[start Information supplied]

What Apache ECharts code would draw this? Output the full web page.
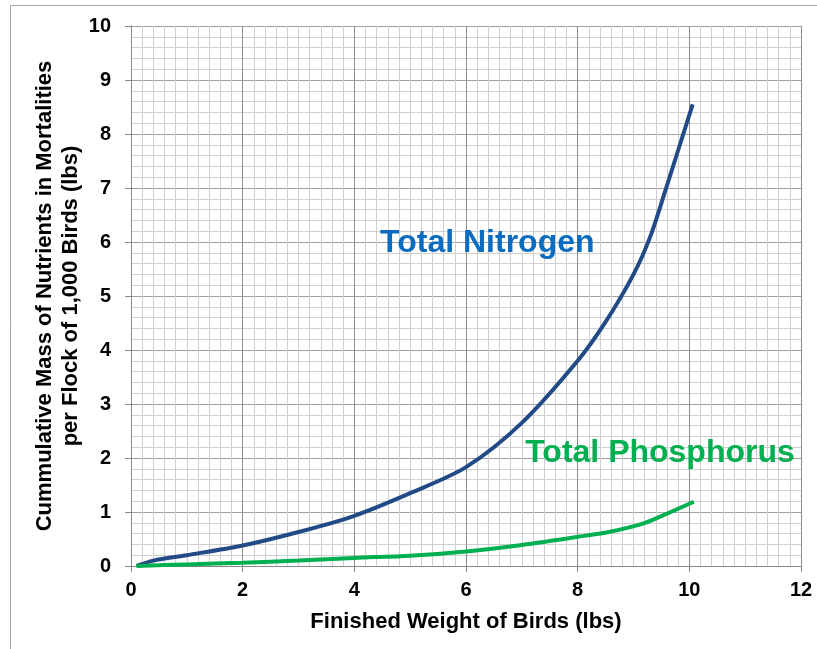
<!DOCTYPE html>
<html>
<head>
<meta charset="utf-8">
<script src="https://cdn.jsdelivr.net/npm/echarts@6/dist/echarts.min.js"></script>
<style>
html, body { margin: 0; padding: 0; background: #fff; }
#main { width: 817px; height: 649px; }
</style>
</head>
<body>
<div id="main"></div>
<script>
// finished weight (lbs) -> cumulative mass (lbs)
const nitrogenX = [0.1, 0.4, 1, 2, 3, 4, 5, 6, 7, 8, 8.5, 9, 9.3, 9.6, 10.06]
const nitrogenY = [0, 0.1, 0.2, 0.38, 0.63, 0.93, 1.35, 1.83, 2.65, 3.8, 4.52, 5.4, 6.1, 7.05, 8.55]
const phosphorusX = [0.1, 1, 2, 3, 4, 5, 6, 7, 8, 8.6, 9.18, 9.6, 10.08]
const phosphorusY = [0, 0.03, 0.06, 0.1, 0.15, 0.19, 0.27, 0.39, 0.54, 0.64, 0.79, 0.97, 1.19]

const seriesNames = ['Total Nitrogen', 'Total Phosphorus']
const lineColors = ['#214a87', '#00b050']
const labelColors = ['#0a6cc0', '#00b050']
const labelAt = [[4.46, 5.98], [7.06, 2.09]] // left / middle of each label

const FONT = '"Liberation Sans", Arial, sans-serif'

const pairs = (xs, ys) => xs.map((x, i) => [x, ys[i]])

const chart = echarts.init(document.getElementById('main'))

chart.setOption({
  animation: false,
  grid: { left: 131, top: 26, right: 16, bottom: 83 },
  xAxis: {
    type: 'value',
    min: 0, max: 12, interval: 2,
    name: 'Finished Weight of Birds (lbs)',
    nameLocation: 'middle',
    nameGap: 45,
    nameMoveOverlap: false,
    nameTextStyle: { fontFamily: FONT, fontWeight: 'bold', fontSize: 22, color: '#000' },
    axisLine: { lineStyle: { color: '#888', width: 1 } },
    axisTick: { show: true, length: 6, lineStyle: { color: '#888' } },
    axisLabel: { fontFamily: FONT, fontWeight: 'bold', fontSize: 20, color: '#000', margin: 14 },
    splitLine: { show: true, lineStyle: { color: '#8c8c8c', width: 1 } },
    minorTick: { show: false, splitNumber: 10 },
    minorSplitLine: { show: true, lineStyle: { color: '#cfcfcf', width: 1 } }
  },
  yAxis: {
    type: 'value',
    min: 0, max: 10, interval: 1,
    name: 'Cummulative Mass of Nutrients in Mortalities\nper Flock of 1,000 Birds (lbs)',
    nameLocation: 'middle',
    nameGap: 47,
    nameMoveOverlap: false,
    nameTextStyle: { fontFamily: FONT, fontWeight: 'bold', fontSize: 22, color: '#000', lineHeight: 26 },
    axisLine: { show: true, lineStyle: { color: '#888', width: 1 } },
    axisTick: { show: true, length: 6, lineStyle: { color: '#888' } },
    axisLabel: { fontFamily: FONT, fontWeight: 'bold', fontSize: 20, color: '#000', margin: 20 },
    splitLine: { show: true, lineStyle: { color: '#a0a0a0', width: 1 } },
    minorTick: { show: false, splitNumber: 5 },
    minorSplitLine: { show: true, lineStyle: { color: '#cfcfcf', width: 1 } }
  },
  series: [
    {
      name: seriesNames[0],
      type: 'line',
      smooth: 0.3,
      symbol: 'none',
      lineStyle: { color: lineColors[0], width: 4 },
      data: pairs(nitrogenX, nitrogenY)
    },
    {
      name: seriesNames[1],
      type: 'line',
      smooth: 0.3,
      symbol: 'none',
      lineStyle: { color: lineColors[1], width: 4 },
      data: pairs(phosphorusX, phosphorusY)
    }
  ]
})

// curve labels placed in data space, plus the outer frame
const labels = seriesNames.map((name, i) => {
  const p = chart.convertToPixel({ gridIndex: 0 }, labelAt[i])
  return {
    type: 'text',
    x: p[0], y: p[1],
    style: {
      text: name,
      fill: labelColors[i],
      font: 'bold 32px ' + FONT,
      textAlign: 'left',
      textVerticalAlign: 'middle'
    }
  }
})

chart.setOption({
  graphic: [
    {
      type: 'rect',
      shape: { x: 10.5, y: 5.5, width: 900, height: 700 },
      style: { fill: 'none', stroke: '#a6a6a6', lineWidth: 1 },
      silent: true
    }
  ].concat(labels)
})
</script>
</body>
</html>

[end Information supplied]

Task :: In the data above, please extract the lines from the first one through the line with "const chart = echarts.init(document.getElementById('main'))", exactly, and keep pictures out.

Reply to the exercise ::
What Apache ECharts code would draw this? Output the full web page.
<!DOCTYPE html>
<html>
<head>
<meta charset="utf-8">
<script src="https://cdn.jsdelivr.net/npm/echarts@6/dist/echarts.min.js"></script>
<style>
html, body { margin: 0; padding: 0; background: #fff; }
#main { width: 817px; height: 649px; }
</style>
</head>
<body>
<div id="main"></div>
<script>
// finished weight (lbs) -> cumulative mass (lbs)
const nitrogenX = [0.1, 0.4, 1, 2, 3, 4, 5, 6, 7, 8, 8.5, 9, 9.3, 9.6, 10.06]
const nitrogenY = [0, 0.1, 0.2, 0.38, 0.63, 0.93, 1.35, 1.83, 2.65, 3.8, 4.52, 5.4, 6.1, 7.05, 8.55]
const phosphorusX = [0.1, 1, 2, 3, 4, 5, 6, 7, 8, 8.6, 9.18, 9.6, 10.08]
const phosphorusY = [0, 0.03, 0.06, 0.1, 0.15, 0.19, 0.27, 0.39, 0.54, 0.64, 0.79, 0.97, 1.19]

const seriesNames = ['Total Nitrogen', 'Total Phosphorus']
const lineColors = ['#214a87', '#00b050']
const labelColors = ['#0a6cc0', '#00b050']
const labelAt = [[4.46, 5.98], [7.06, 2.09]] // left / middle of each label

const FONT = '"Liberation Sans", Arial, sans-serif'

const pairs = (xs, ys) => xs.map((x, i) => [x, ys[i]])

const chart = echarts.init(document.getElementById('main'))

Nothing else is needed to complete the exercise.